Tracking Tariff Costs And Consequences Becoming A Full-Time Job
CRE tariff chatter has centered around the toll on developers, but their fallout is being felt across all sectors of the industry. Now, predicting and mitigating unpredictable financial hits amid shifting policy has become a new full-time role for some.

The Trump administration’s tariff policy has created a new question for retail landlords, for one: Where do their tenants’ supply chains originate? As of now, those that get goods from China may run into problems with the 55% surcharge the U.S. has imposed on that country.
“That's a question nobody used to ask, and now, all of a sudden, everybody's going to have to ask that question,” The Counselors of Real Estate Global Chair John Hentschel said Wednesday at the National Association of Real Estate Editors’ 59th annual conference in New Orleans. “[The answer] may influence their ability to pay rent, and that may require concessions and abatements and increased vacancy, which creates a higher risk.”
Tariffs on most U.S. imports have made future costs less predictable for items across the board, creating paralysis for many projects, Hentschel said. Yet decisions still have to be made, forcing companies to project for alternate possibilities and use probability to determine which route to take.
“It becomes a simple math equation … because we don't have a crystal ball and we can't see the future,” Hentschel said. “The longer the uncertainty persists, the more risk there is. And if there's more risk, there should be an additional premium or return.”
A tariff tax hasn't yet shown up in many prices, even on the construction side, Scotland Wright Associates CEO Michael Tucker said.
“It's not had dramatic price increases on things that are actively in play,” Tucker said. “But the uncertainty of both tariffs now and in the future has caused a lot of our clients to mitigate their best guesses of where tariffs are going to be and how it's going to impact their supply chains and costs.”
That can turn into a full-time job. Tucker said he has a housing supply manufacturer client that reassigned its acting chief financial officer to be the company's full-time tariff expert.
“They're having to insource all the complexity of all the parts that they're buying to do some of their manufacturing in the U.S. … and build giant spreadsheets to figure out what's going to happen,” Tucker said.

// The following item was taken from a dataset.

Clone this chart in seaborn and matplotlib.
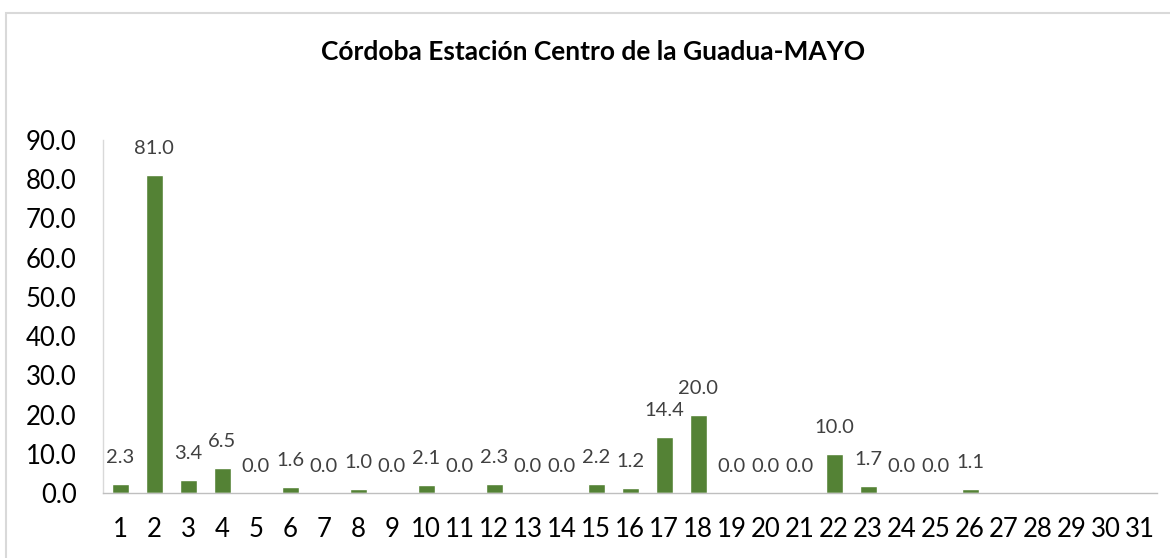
import numpy as np
import pandas as pd
import matplotlib
matplotlib.use("Agg")
import matplotlib.pyplot as plt
import seaborn as sns
from matplotlib.patches import Rectangle

# ---- data ----
days = [str(d) for d in range(1, 32)]
rain = [2.3, 81.0, 3.4, 6.5, 0.0, 1.6, 0.0, 1.0, 0.0, 2.1, 0.0, 2.3, 0.0, 0.0,
        2.2, 1.2, 14.4, 20.0, 0.0, 0.0, 0.0, 10.0, 1.7, 0.0, 0.0, 1.1,
        np.nan, np.nan, np.nan, np.nan, np.nan]
yticks = [0, 10, 20, 30, 40, 50, 60, 70, 80, 90]
title = "Córdoba Estación Centro de la Guadua-MAYO"

sns.set_theme(style="white")
plt.rcParams['font.family'] = ['Lato', 'DejaVu Sans']

df = pd.DataFrame({"day": days, "rain": rain})

fig = plt.figure(figsize=(11.7, 5.58), dpi=100)
ax = fig.add_axes([103/1170, 1 - 493/558, 1054/1170, (493 - 140)/558])

sns.barplot(data=df, x="day", y="rain", order=days, color="#548235",
            saturation=1, width=0.5, ax=ax)

ax.set_xlim(-0.5, 30.5)
ax.set_ylim(0, 90)
ax.set_yticks(yticks)
ax.set_yticklabels([f"{v:.1f}" for v in yticks])
ax.set_xlabel("")
ax.set_ylabel("")
ax.tick_params(axis='y', labelsize=18.5, pad=19, length=0, colors="#000000")
ax.tick_params(axis='x', labelsize=18.5, pad=17, length=0, colors="#000000")

for s in ["top", "right"]:
    ax.spines[s].set_visible(False)
ax.spines["left"].set_color("#d9d9d9")
ax.spines["left"].set_linewidth(1.0)
ax.spines["bottom"].set_color("#bfbfbf")
ax.spines["bottom"].set_linewidth(1.0)

for i, v in enumerate(rain):
    if np.isnan(v):
        continue
    ax.annotate(f"{v:.1f}", xy=(i, v), xytext=(0, 19), textcoords="offset points",
                ha="center", va="center", fontsize=14.5, color="#404040")

fig.text(593/1170, 1 - 52/558, title, ha="center", va="center",
         fontsize=19, fontweight="bold", color="#000000")

fig.patches.append(Rectangle((6/1170, -0.1), 1.2, 1 - 13/558 + 0.1,
                             transform=fig.transFigure, fill=False,
                             edgecolor="#d9d9d9", linewidth=1.5))

fig.savefig("out.png", dpi=100)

Even with the best commercial real estate minds focused on tariffs, it can be hard for companies to feel secure in taking solid actions. That is partly because they are dealing with real estate, which Hentschel called a durable but very expensive asset.
“You can't turn around on a dime when you're spending hundreds of millions of dollars,” Hentschel said. “There's more to a decision than just tariffs.”
Determinations need to be based on an examination of market fundamentals and what the asset is going to do in the long term, he said.
“You can't look at tariffs in isolation, because tariffs are just one piece of the puzzle,” Hentschel said. “It's like a balloon — push one side of the balloon and the other side comes out.”
Due to the uncertainty around tariffs and the presidential election before that, a large amount of dry powder has accumulated on the sidelines as people wait for opportunistic investments.
“There are massive opportunities that have to do with ‘What's the influence on inflation? What's the influence on interest rates? What's the Federal Reserve going to do?’” Hentschel said. “These are all responses to the tariffs.”
It is important that the U.S. and real estate players find an equilibrium with regard to tariffs to counteract the turmoil, CBRE Senior Managing Director Seth Martindale said.
“The best scenario is we put the U.S. in the most advantageous position possible, where we've moved some of the manufacturing capacity that we probably should have had back in the U.S. anyway,” Martindale said.
Hentschel said the market will find that equilibrium. But he pointed out that there will be winners and losers along the way.
“The question we all have to answer is, how long is that going to take and what are going to be the intermediate effects?” Hentschel said. “The people who can figure that out are the ones who are going to be the winners, and the people who don't are the ones who are going to be the losers.”